> _Given information_:
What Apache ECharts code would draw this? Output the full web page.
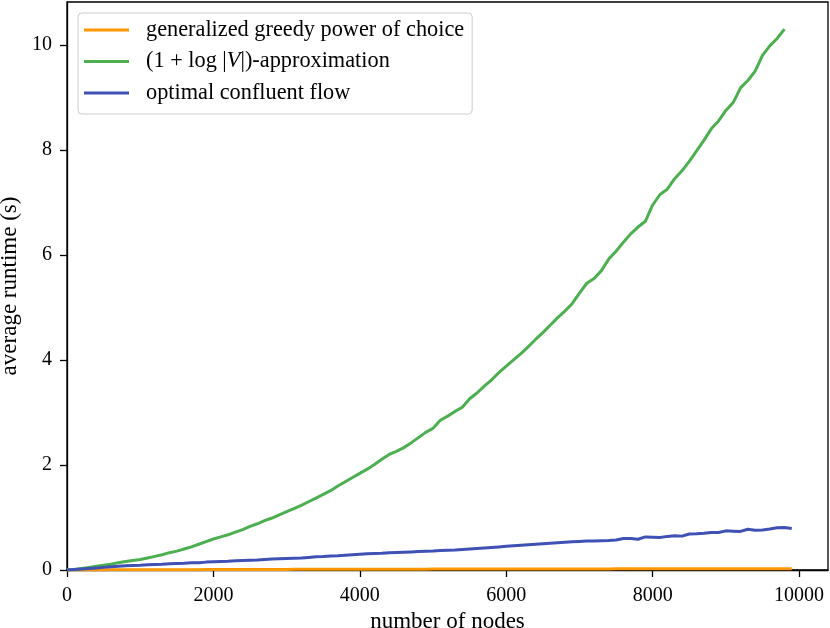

==

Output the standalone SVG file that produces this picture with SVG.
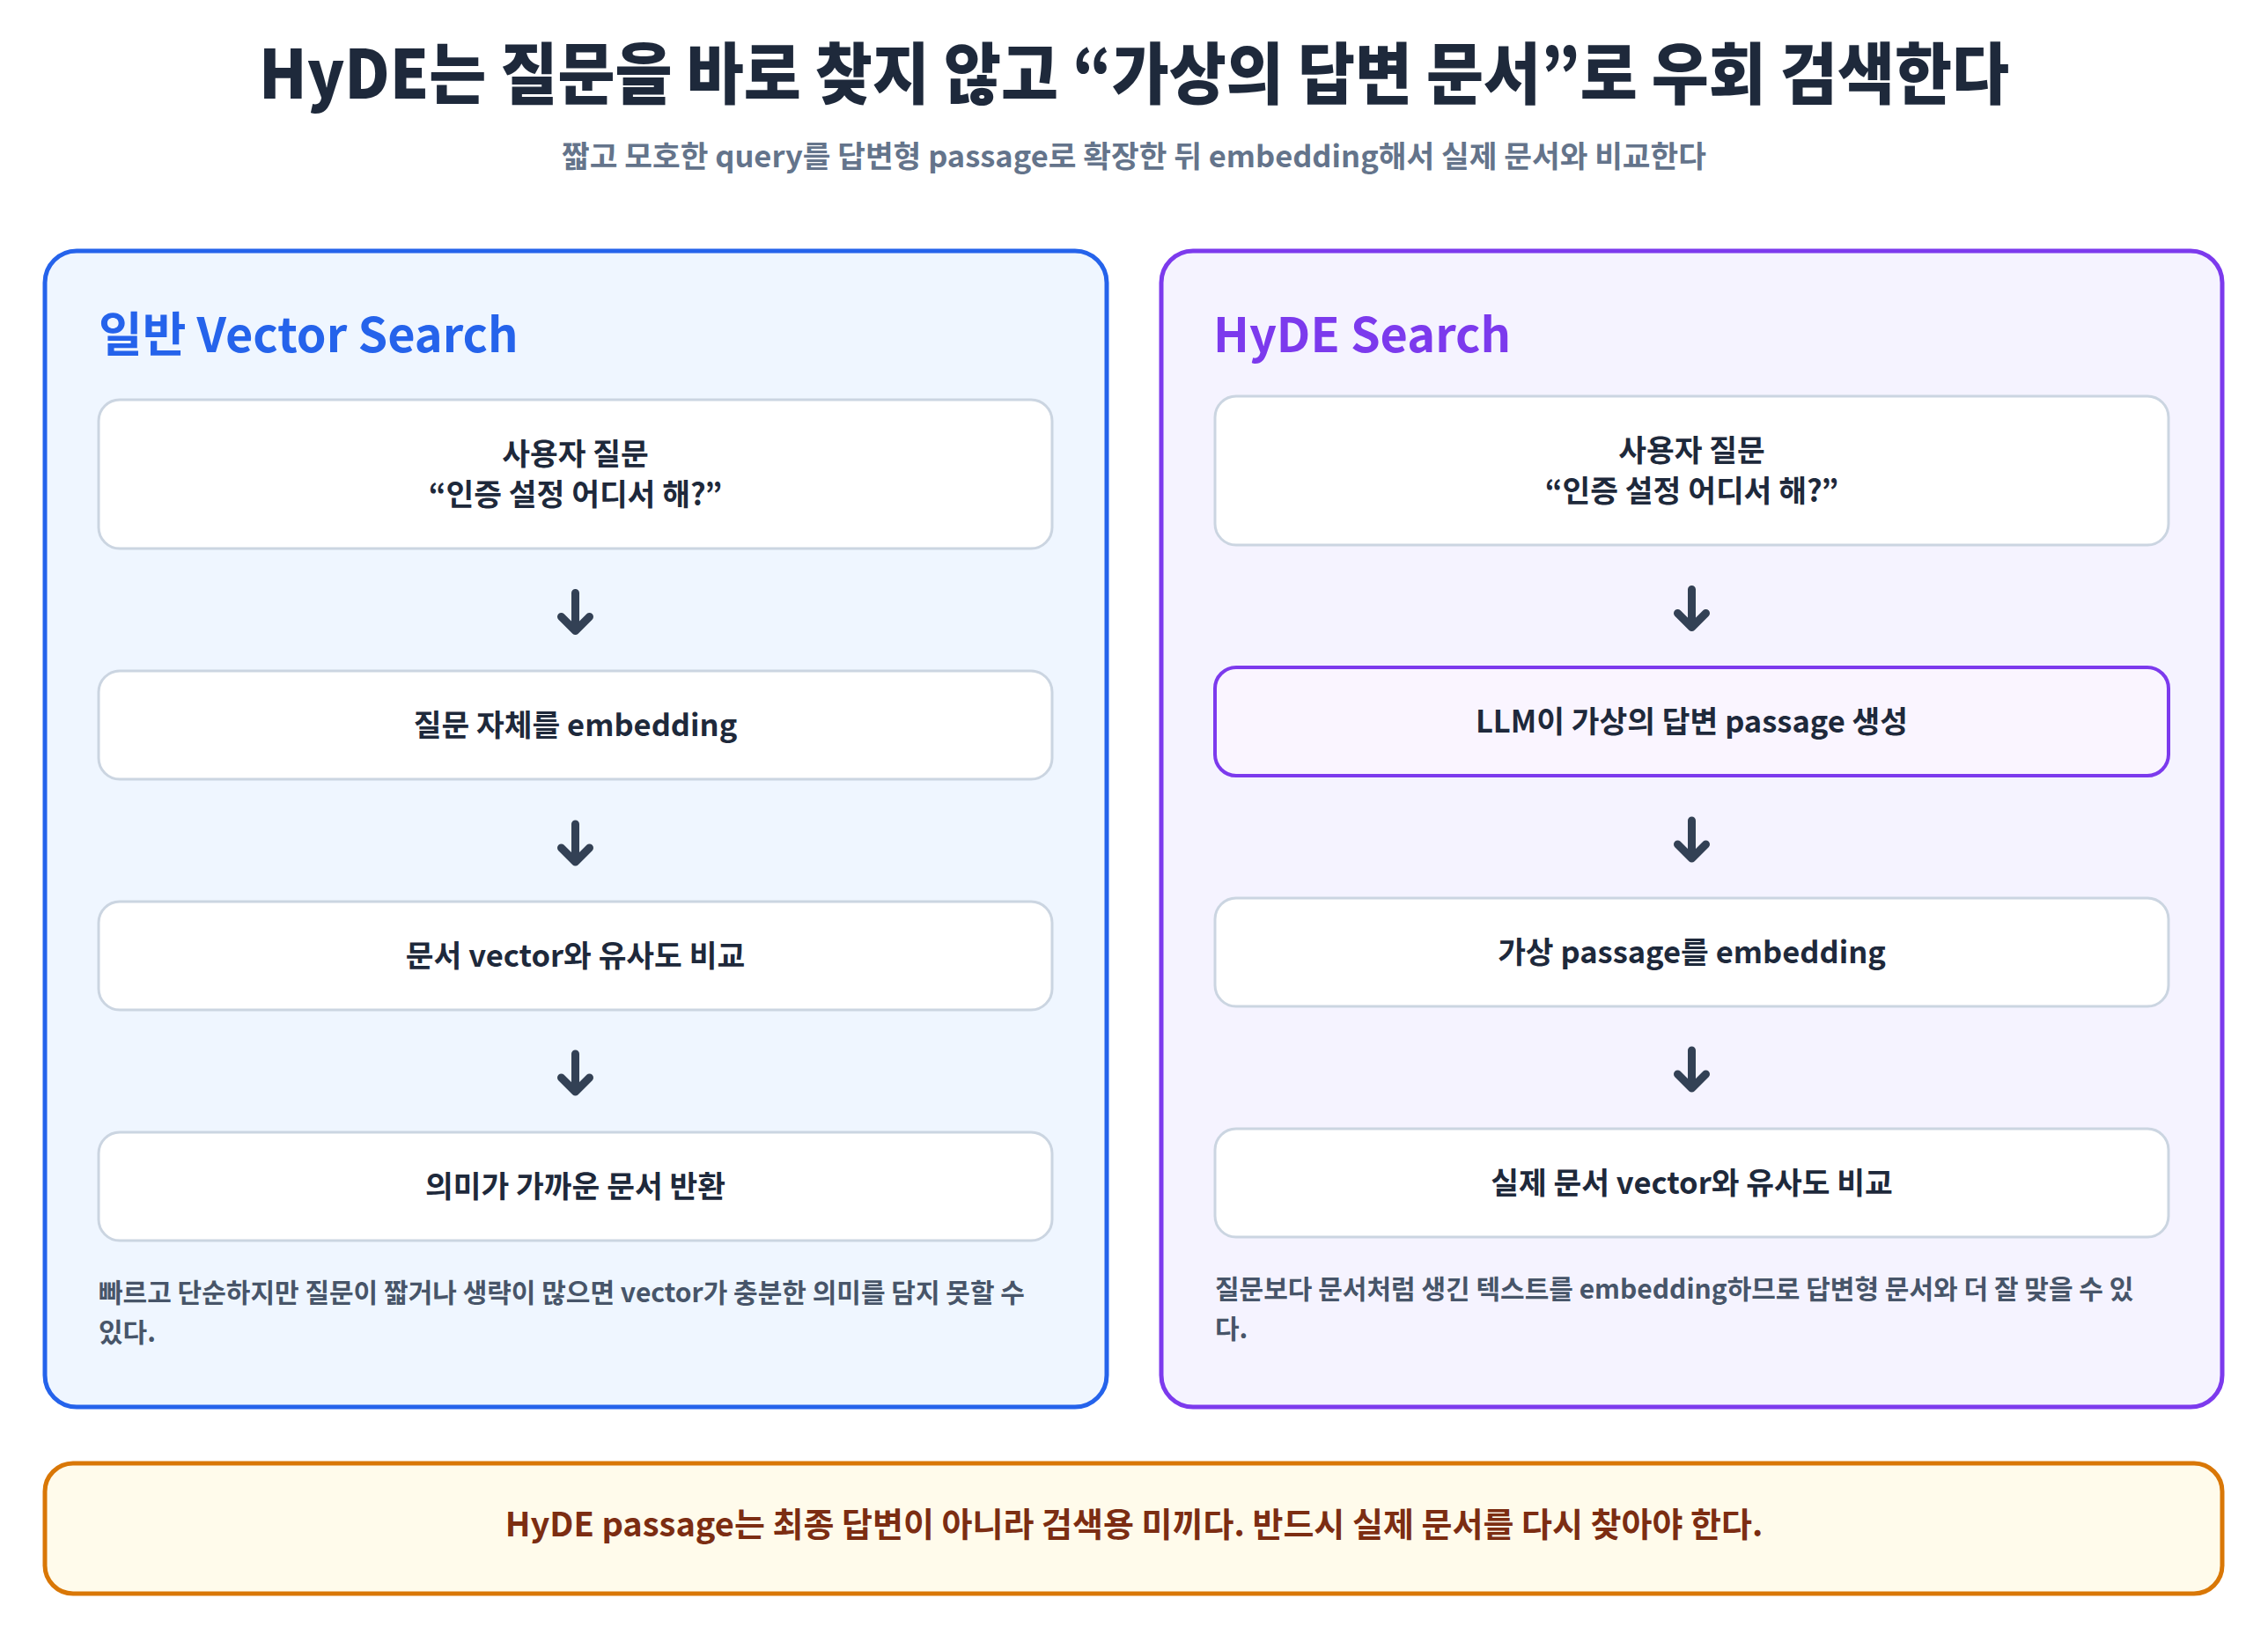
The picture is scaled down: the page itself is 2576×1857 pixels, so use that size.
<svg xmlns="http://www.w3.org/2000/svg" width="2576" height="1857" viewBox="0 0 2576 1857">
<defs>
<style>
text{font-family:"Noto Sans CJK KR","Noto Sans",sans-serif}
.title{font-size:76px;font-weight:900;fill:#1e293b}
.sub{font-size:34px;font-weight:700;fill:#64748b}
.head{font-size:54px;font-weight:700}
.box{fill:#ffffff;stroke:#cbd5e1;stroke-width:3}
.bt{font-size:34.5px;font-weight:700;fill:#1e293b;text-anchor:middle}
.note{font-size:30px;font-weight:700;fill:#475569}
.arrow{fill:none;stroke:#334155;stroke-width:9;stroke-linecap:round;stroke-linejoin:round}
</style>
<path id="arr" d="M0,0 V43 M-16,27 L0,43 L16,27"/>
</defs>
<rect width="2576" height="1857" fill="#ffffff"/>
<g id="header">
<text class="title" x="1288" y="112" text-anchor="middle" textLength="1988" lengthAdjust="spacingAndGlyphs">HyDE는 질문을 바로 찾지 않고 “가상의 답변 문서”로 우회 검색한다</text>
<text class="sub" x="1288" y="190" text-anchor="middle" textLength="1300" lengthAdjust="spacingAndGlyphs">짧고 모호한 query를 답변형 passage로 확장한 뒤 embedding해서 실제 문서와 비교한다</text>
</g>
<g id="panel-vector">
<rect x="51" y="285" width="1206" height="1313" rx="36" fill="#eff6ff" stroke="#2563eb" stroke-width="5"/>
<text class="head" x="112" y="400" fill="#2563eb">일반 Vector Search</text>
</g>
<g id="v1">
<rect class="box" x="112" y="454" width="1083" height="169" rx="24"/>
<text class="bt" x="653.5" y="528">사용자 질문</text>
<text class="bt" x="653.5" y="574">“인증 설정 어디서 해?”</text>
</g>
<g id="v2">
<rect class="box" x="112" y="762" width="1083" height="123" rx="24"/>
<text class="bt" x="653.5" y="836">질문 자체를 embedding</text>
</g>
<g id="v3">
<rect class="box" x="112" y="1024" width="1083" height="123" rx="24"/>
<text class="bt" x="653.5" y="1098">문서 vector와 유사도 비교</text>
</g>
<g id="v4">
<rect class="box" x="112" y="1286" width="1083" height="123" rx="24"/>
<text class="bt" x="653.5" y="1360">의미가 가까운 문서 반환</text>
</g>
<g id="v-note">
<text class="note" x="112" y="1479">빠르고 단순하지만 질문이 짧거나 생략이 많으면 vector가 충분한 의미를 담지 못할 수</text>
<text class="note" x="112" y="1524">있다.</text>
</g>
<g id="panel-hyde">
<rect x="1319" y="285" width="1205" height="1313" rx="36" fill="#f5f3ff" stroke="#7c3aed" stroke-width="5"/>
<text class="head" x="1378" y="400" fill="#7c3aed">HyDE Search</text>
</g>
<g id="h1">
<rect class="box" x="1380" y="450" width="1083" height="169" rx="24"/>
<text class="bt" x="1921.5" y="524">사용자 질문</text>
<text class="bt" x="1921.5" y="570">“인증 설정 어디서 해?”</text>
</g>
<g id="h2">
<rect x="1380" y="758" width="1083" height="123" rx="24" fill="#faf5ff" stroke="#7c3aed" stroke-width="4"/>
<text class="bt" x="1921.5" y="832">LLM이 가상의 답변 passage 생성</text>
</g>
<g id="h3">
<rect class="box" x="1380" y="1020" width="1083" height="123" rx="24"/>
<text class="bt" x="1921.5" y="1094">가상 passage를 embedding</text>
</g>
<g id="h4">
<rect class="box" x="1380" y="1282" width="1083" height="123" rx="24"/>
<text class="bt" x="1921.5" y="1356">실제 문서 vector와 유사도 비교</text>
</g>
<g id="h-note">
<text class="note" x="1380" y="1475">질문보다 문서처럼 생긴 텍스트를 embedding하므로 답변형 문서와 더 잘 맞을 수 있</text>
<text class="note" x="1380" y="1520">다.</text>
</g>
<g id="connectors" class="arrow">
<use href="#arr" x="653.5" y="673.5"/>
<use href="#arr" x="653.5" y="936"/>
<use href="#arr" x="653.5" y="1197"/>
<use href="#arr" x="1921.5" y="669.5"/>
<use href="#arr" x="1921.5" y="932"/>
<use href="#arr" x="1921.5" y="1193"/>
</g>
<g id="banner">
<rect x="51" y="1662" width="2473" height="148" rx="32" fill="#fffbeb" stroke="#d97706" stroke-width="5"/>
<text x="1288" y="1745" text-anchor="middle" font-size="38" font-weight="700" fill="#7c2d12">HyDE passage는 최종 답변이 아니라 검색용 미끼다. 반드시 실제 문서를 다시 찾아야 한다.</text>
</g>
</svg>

> _Given exercise_: Scan the material above for the string "that" and report each line where you find it.

> _Full output_:
Output the standalone SVG file that produces this picture with SVG.
The picture is scaled down: the page itself is 2576×1857 pixels, so use that size.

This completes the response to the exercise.